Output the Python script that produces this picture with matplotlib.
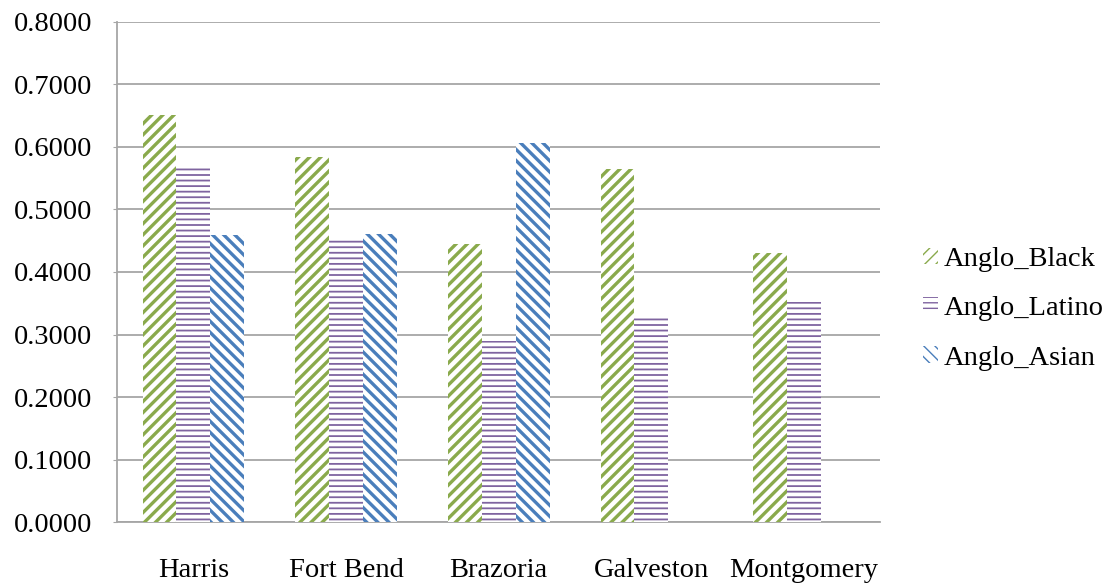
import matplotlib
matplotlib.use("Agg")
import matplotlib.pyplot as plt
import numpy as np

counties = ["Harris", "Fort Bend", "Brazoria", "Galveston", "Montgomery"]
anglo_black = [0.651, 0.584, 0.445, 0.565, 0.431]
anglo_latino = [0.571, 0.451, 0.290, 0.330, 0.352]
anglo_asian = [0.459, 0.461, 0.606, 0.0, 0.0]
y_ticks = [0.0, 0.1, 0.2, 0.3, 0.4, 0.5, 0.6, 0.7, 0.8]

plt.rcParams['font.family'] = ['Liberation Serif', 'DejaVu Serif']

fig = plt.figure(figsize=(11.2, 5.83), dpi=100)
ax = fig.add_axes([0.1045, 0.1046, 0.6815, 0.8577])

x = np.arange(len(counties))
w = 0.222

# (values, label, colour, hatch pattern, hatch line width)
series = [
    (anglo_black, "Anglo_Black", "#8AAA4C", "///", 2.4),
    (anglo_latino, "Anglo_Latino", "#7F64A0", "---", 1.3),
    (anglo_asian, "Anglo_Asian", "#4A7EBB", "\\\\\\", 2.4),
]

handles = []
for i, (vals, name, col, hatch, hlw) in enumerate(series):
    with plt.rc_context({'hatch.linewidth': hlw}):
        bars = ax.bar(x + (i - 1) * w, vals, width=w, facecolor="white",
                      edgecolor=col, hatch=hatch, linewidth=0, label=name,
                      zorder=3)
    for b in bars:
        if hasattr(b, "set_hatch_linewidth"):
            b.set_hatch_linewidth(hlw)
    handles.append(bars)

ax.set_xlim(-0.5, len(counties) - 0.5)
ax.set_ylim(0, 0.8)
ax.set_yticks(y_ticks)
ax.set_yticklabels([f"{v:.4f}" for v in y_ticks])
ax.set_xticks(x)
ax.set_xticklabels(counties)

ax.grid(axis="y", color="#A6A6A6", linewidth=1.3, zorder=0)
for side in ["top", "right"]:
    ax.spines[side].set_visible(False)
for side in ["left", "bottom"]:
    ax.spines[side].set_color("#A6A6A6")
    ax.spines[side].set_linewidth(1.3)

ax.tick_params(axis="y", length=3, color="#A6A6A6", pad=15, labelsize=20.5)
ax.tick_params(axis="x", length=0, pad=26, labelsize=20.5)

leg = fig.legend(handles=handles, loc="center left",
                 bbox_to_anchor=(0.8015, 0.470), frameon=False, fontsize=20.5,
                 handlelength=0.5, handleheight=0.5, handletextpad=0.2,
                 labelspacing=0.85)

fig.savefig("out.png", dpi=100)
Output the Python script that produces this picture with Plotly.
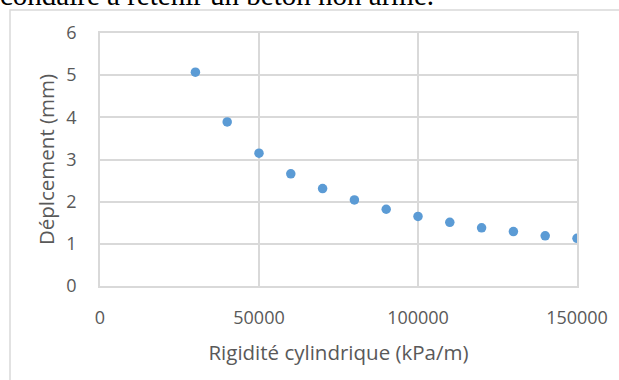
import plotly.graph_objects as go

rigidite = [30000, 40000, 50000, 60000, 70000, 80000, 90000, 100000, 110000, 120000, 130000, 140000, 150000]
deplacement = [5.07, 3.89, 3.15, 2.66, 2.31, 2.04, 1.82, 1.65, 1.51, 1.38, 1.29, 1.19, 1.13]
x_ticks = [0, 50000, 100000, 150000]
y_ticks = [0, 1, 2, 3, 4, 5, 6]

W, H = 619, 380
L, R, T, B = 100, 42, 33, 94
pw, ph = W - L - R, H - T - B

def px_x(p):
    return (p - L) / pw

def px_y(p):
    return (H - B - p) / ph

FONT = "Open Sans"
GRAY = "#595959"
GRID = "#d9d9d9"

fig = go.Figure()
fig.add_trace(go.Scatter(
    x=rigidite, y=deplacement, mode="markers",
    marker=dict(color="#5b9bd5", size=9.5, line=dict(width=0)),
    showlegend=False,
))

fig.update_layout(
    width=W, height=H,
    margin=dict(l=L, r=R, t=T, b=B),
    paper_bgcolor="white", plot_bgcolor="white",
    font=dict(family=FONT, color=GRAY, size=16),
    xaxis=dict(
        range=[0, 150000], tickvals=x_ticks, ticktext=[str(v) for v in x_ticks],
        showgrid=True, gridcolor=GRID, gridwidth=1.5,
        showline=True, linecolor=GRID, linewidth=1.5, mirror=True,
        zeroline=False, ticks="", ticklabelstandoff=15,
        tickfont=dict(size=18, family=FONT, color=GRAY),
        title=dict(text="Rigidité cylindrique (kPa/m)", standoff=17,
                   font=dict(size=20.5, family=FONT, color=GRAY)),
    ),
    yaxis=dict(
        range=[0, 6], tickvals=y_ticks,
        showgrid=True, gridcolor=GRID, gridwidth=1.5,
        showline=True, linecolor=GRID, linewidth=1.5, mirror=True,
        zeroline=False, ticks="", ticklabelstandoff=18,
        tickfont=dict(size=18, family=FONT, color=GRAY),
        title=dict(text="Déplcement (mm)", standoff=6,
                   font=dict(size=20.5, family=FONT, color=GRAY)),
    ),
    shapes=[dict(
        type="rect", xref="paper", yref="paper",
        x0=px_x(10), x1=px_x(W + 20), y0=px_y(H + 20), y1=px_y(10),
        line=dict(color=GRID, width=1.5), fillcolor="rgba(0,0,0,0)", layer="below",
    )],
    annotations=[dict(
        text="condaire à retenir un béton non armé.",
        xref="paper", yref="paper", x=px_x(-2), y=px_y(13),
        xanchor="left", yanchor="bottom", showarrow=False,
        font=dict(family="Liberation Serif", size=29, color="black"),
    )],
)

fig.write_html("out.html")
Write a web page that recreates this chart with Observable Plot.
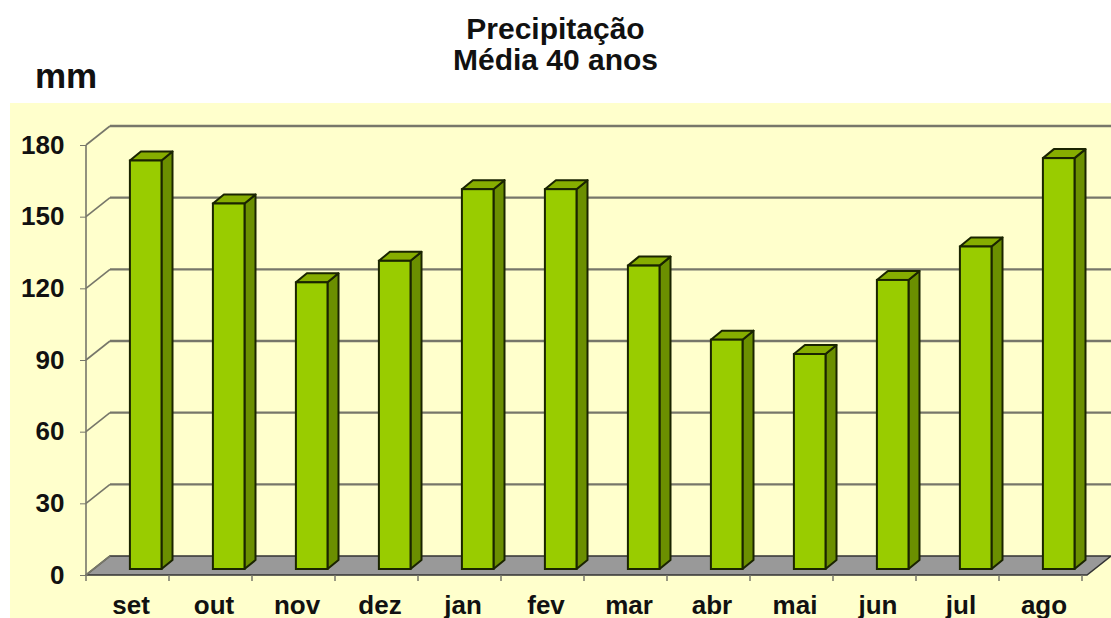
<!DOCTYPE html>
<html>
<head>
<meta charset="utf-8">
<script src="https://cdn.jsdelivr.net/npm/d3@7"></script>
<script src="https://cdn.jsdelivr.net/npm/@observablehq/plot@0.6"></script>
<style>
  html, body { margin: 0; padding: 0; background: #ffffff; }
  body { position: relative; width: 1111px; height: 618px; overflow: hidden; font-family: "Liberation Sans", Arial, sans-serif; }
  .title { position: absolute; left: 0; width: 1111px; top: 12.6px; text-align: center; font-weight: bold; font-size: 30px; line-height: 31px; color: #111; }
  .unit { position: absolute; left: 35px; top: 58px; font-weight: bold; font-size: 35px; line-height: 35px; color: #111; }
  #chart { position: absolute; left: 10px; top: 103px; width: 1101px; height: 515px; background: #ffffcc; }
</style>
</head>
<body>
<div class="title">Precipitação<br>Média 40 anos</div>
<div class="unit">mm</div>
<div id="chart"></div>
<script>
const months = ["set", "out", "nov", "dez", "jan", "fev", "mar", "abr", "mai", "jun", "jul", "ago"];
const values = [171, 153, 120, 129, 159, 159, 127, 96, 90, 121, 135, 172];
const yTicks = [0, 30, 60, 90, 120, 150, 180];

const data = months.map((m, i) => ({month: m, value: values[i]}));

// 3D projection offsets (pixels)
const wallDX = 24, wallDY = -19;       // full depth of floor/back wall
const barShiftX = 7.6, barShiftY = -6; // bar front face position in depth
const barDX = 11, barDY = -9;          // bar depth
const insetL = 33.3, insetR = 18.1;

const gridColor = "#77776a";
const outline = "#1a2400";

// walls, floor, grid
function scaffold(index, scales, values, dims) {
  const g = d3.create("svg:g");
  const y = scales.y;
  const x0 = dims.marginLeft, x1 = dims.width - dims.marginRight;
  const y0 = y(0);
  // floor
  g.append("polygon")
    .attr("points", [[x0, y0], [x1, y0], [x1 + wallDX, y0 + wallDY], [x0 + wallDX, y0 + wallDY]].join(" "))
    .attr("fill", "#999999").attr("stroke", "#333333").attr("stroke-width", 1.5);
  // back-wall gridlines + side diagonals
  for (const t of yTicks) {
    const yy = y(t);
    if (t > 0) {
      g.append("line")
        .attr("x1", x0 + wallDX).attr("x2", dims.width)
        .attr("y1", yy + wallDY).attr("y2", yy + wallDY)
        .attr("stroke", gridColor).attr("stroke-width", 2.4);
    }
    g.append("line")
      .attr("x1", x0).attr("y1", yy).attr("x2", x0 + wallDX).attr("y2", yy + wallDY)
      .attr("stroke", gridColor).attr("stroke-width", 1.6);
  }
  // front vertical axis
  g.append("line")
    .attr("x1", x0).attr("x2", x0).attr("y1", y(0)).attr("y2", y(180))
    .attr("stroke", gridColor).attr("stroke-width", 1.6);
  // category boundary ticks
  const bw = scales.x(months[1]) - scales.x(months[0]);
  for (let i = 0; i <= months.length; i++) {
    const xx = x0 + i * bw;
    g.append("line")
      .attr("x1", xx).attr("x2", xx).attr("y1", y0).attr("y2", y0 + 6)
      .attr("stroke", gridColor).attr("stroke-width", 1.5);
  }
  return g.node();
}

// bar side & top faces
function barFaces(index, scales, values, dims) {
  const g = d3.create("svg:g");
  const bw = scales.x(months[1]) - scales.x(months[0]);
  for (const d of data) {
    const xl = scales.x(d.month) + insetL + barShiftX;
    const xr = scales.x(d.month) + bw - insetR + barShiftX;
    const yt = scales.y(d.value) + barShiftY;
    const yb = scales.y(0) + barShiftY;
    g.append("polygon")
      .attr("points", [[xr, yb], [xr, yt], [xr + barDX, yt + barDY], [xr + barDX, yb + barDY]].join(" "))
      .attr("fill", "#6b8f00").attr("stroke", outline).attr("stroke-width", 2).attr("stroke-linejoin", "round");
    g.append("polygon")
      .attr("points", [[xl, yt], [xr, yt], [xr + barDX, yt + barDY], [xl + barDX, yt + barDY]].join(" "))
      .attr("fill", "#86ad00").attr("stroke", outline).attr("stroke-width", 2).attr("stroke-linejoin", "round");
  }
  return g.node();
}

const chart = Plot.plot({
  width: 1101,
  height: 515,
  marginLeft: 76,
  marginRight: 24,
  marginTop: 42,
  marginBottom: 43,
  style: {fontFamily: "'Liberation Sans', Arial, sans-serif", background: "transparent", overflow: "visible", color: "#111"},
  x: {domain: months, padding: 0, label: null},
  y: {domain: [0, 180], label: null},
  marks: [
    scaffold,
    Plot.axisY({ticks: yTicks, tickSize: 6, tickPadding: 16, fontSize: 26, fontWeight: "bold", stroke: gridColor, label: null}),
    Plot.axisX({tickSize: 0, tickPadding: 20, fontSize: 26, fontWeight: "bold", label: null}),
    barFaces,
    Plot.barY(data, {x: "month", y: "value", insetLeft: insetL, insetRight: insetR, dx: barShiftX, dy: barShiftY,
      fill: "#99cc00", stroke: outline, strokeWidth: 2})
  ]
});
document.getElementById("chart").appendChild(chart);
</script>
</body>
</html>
——————————
> **TASK OBJECTIVE**: Give again, please, precisely the lines that begin the records and run through the line with "length=0, pad=26, labelsize=20.5)" in it, keeping both end lines and dropping any pictures.

> **WRITTEN RESPONSE**:
Output the Python script that produces this picture with matplotlib.
import matplotlib
matplotlib.use("Agg")
import matplotlib.pyplot as plt
import numpy as np

counties = ["Harris", "Fort Bend", "Brazoria", "Galveston", "Montgomery"]
anglo_black = [0.651, 0.584, 0.445, 0.565, 0.431]
anglo_latino = [0.571, 0.451, 0.290, 0.330, 0.352]
anglo_asian = [0.459, 0.461, 0.606, 0.0, 0.0]
y_ticks = [0.0, 0.1, 0.2, 0.3, 0.4, 0.5, 0.6, 0.7, 0.8]

plt.rcParams['font.family'] = ['Liberation Serif', 'DejaVu Serif']

fig = plt.figure(figsize=(11.2, 5.83), dpi=100)
ax = fig.add_axes([0.1045, 0.1046, 0.6815, 0.8577])

x = np.arange(len(counties))
w = 0.222

# (values, label, colour, hatch pattern, hatch line width)
series = [
    (anglo_black, "Anglo_Black", "#8AAA4C", "///", 2.4),
    (anglo_latino, "Anglo_Latino", "#7F64A0", "---", 1.3),
    (anglo_asian, "Anglo_Asian", "#4A7EBB", "\\\\\\", 2.4),
]

handles = []
for i, (vals, name, col, hatch, hlw) in enumerate(series):
    with plt.rc_context({'hatch.linewidth': hlw}):
        bars = ax.bar(x + (i - 1) * w, vals, width=w, facecolor="white",
                      edgecolor=col, hatch=hatch, linewidth=0, label=name,
                      zorder=3)
    for b in bars:
        if hasattr(b, "set_hatch_linewidth"):
            b.set_hatch_linewidth(hlw)
    handles.append(bars)

ax.set_xlim(-0.5, len(counties) - 0.5)
ax.set_ylim(0, 0.8)
ax.set_yticks(y_ticks)
ax.set_yticklabels([f"{v:.4f}" for v in y_ticks])
ax.set_xticks(x)
ax.set_xticklabels(counties)

ax.grid(axis="y", color="#A6A6A6", linewidth=1.3, zorder=0)
for side in ["top", "right"]:
    ax.spines[side].set_visible(False)
for side in ["left", "bottom"]:
    ax.spines[side].set_color("#A6A6A6")
    ax.spines[side].set_linewidth(1.3)

ax.tick_params(axis="y", length=3, color="#A6A6A6", pad=15, labelsize=20.5)
ax.tick_params(axis="x", length=0, pad=26, labelsize=20.5)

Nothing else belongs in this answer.